The problem arises only because we haven’t done commitment ceremonies and
haven’t encouraged them to have children, but that’s our fault,” Dorff said.

Artson points out the gay couples who care what the law
committee and the Conservative movement say are, by definition, committed to
Torah values.

“So are these couples any less ethical or valuable than
straight couples? I do not believe so,” Artson said.

Many synagogue rabbis find themselves occupying more of a
middle ground. While some say it is not an important issue to their congregants
because it hasn’t come up, others are happier to see it naturally evolve — for
gay members to gradually become part of the community, and to deal with the
issues as they arise.

Rabbi Harold Schulweis, rabbi of Valley Beth Shalom in
Encino and an elder statesman of the movement, has taken a more proactive
stance, reaching out to gays and offering family membership to gay couples.

Schulweis bristles at the oft-heard accusations that Judaism
is simply caving to societal norms by affording gays equal status.

“Morality comes from reading the tradition in its entirety —
not singling out particular verses or particular laws. It comes from
highlighting the ethical rationale behind the laws, including the many
interpretations of law, and it comes from wisdom, Jewish experience and
history,” Schulweis said.

The movement has reinterpreted biblical law, for instance,
to allow a cohen (priest) to marry a divorcee or a convert.

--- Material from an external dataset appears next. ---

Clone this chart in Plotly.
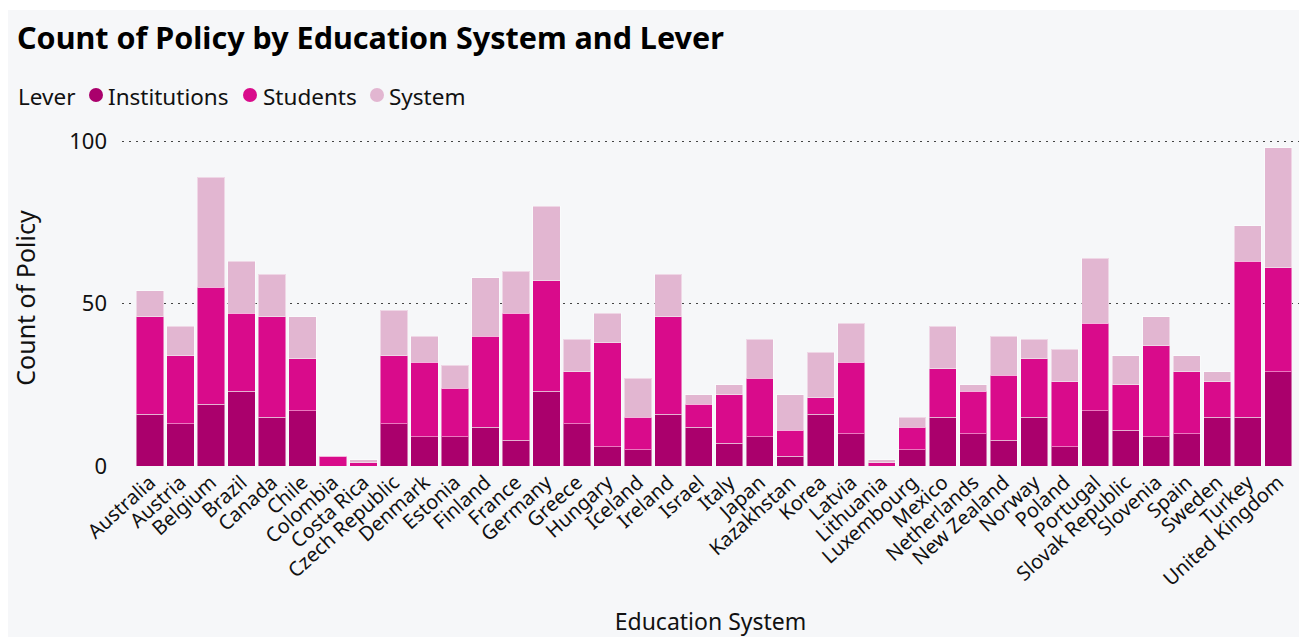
import plotly.graph_objects as go

countries = ["Australia", "Austria", "Belgium", "Brazil", "Canada", "Chile", "Colombia",
             "Costa Rica", "Czech Republic", "Denmark", "Estonia", "Finland", "France",
             "Germany", "Greece", "Hungary", "Iceland", "Ireland", "Israel", "Italy", "Japan",
             "Kazakhstan", "Korea", "Latvia", "Lithuania", "Luxembourg", "Mexico",
             "Netherlands", "New Zealand", "Norway", "Poland", "Portugal", "Slovak Republic",
             "Slovenia", "Spain", "Sweden", "Turkey", "United Kingdom"]
institutions = [16, 13, 19, 23, 15, 17, 0, 0, 13, 9, 9, 12, 8, 23, 13, 6, 5, 16, 12, 7, 9,
                3, 16, 10, 0, 5, 15, 10, 8, 15, 6, 17, 11, 9, 10, 15, 15, 29]
students = [30, 21, 36, 24, 31, 16, 3, 1, 21, 23, 15, 28, 39, 34, 16, 32, 10, 30, 7, 15, 18,
            8, 5, 22, 1, 7, 15, 13, 20, 18, 20, 27, 14, 28, 19, 11, 48, 32]
system = [8, 9, 34, 16, 13, 13, 0, 1, 14, 8, 7, 18, 13, 23, 10, 9, 12, 13, 3, 3, 12,
          11, 14, 12, 1, 3, 13, 2, 12, 6, 10, 20, 9, 9, 5, 3, 11, 37]
lever_names = ["Institutions", "Students", "System"]
lever_colors = ["#AA006C", "#D90B8B", "#E2B6D1"]
y_ticks = [0, 50, 100]

W_PX, H_PX = 1299, 637
L, R, T, B = 122, 0, 130, 171
PW = W_PX - L - R
PH = H_PX - T - B

def px_x(px):
    return (px - L) / PW

def px_y(py):
    return (H_PX - B - py) / PH

FONT = "Segoe UI, Noto Sans, Open Sans, sans-serif"

fig = go.Figure()
for name, vals, col in zip(lever_names, [institutions, students, system], lever_colors):
    fig.add_trace(go.Bar(
        x=countries, y=vals, name=name, marker_color=col,
        marker_line=dict(color="rgba(255,255,255,0.45)", width=1),
        showlegend=False,
    ))

# legend built from text + circles (Power BI style)
LEG_Y = 97
dot_centers = [96, 250, 377]
name_starts = [106, 261, 387]
annotations = [dict(text="Lever", xref="paper", yref="paper", x=px_x(16), y=px_y(LEG_Y),
                    xanchor="left", yanchor="middle", showarrow=False,
                    font=dict(size=22.5, family=FONT, color="#111"))]
shapes = [
    dict(type="rect", xref="paper", yref="paper", layer="below",
         x0=px_x(0), x1=px_x(W_PX), y0=px_y(0), y1=px_y(10),
         fillcolor="white", line_width=0),
    dict(type="rect", xref="paper", yref="paper", layer="below",
         x0=px_x(0), x1=px_x(8), y0=px_y(0), y1=px_y(H_PX),
         fillcolor="white", line_width=0),
]
for name, col, cx, sx in zip(lever_names, lever_colors, dot_centers, name_starts):
    shapes.append(dict(type="circle", xref="paper", yref="paper",
                       x0=px_x(cx - 7), x1=px_x(cx + 7),
                       y0=px_y(LEG_Y - 9), y1=px_y(LEG_Y + 5),
                       fillcolor=col, line_width=0))
    annotations.append(dict(text=name, xref="paper", yref="paper", x=px_x(sx),
                            y=px_y(LEG_Y), xanchor="left", yanchor="middle",
                            showarrow=False,
                            font=dict(size=22.5, family=FONT, color="#111")))

fig.update_layout(
    width=W_PX, height=H_PX,
    margin=dict(l=L, r=R, t=T, b=B, pad=0),
    barmode="stack", bargap=0.11,
    paper_bgcolor="#F6F7F9", plot_bgcolor="rgba(0,0,0,0)",
    font=dict(family=FONT, color="#111111"),
    title=dict(text="<b>Count of Policy by Education System and Lever</b>",
               x=17 / W_PX, xanchor="left", xref="container",
               y=1 - 38 / H_PX, yanchor="middle", yref="container",
               font=dict(size=30.5, family=FONT, color="#000000")),
    xaxis=dict(
        range=[-0.92, 37.68], tickangle=-42, tickfont=dict(size=20, color="#111"),
        showgrid=False, showline=False, ticks="",
        title=dict(text="Education System", font=dict(size=23), standoff=30),
    ),
    yaxis=dict(
        range=[0, 103.5], tickvals=y_ticks, tickfont=dict(size=22, color="#111"),
        showgrid=True, gridcolor="#444444", gridwidth=1, griddash="2px,5px",
        zeroline=False, showline=False, ticks="", ticklabelstandoff=14,
        title=dict(text="Count of Policy", font=dict(size=25), standoff=26),
    ),
    shapes=shapes,
    annotations=annotations,
)

fig.write_html("out.html")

“The point is do you believe Judaism is an evolutionary
tradition or do you believe that it is merely a quotational religion? Do you
believe that all you have to do is say this is what happened in the past, or do
you say the rabbis today are trained to make decisions based upon their
understanding of the tradition?” Schulweis said.

But halachic change is only one obstacle to overcome.

“I think the halacha is flexible enough to accommodate such
changes,” said Rabbi Stewart Vogel of Temple Aliyah in Woodland Hills. “The
question is how these changes are made and whether Conservative Jews and the
Conservative community will ultimately be comfortable with such changes.”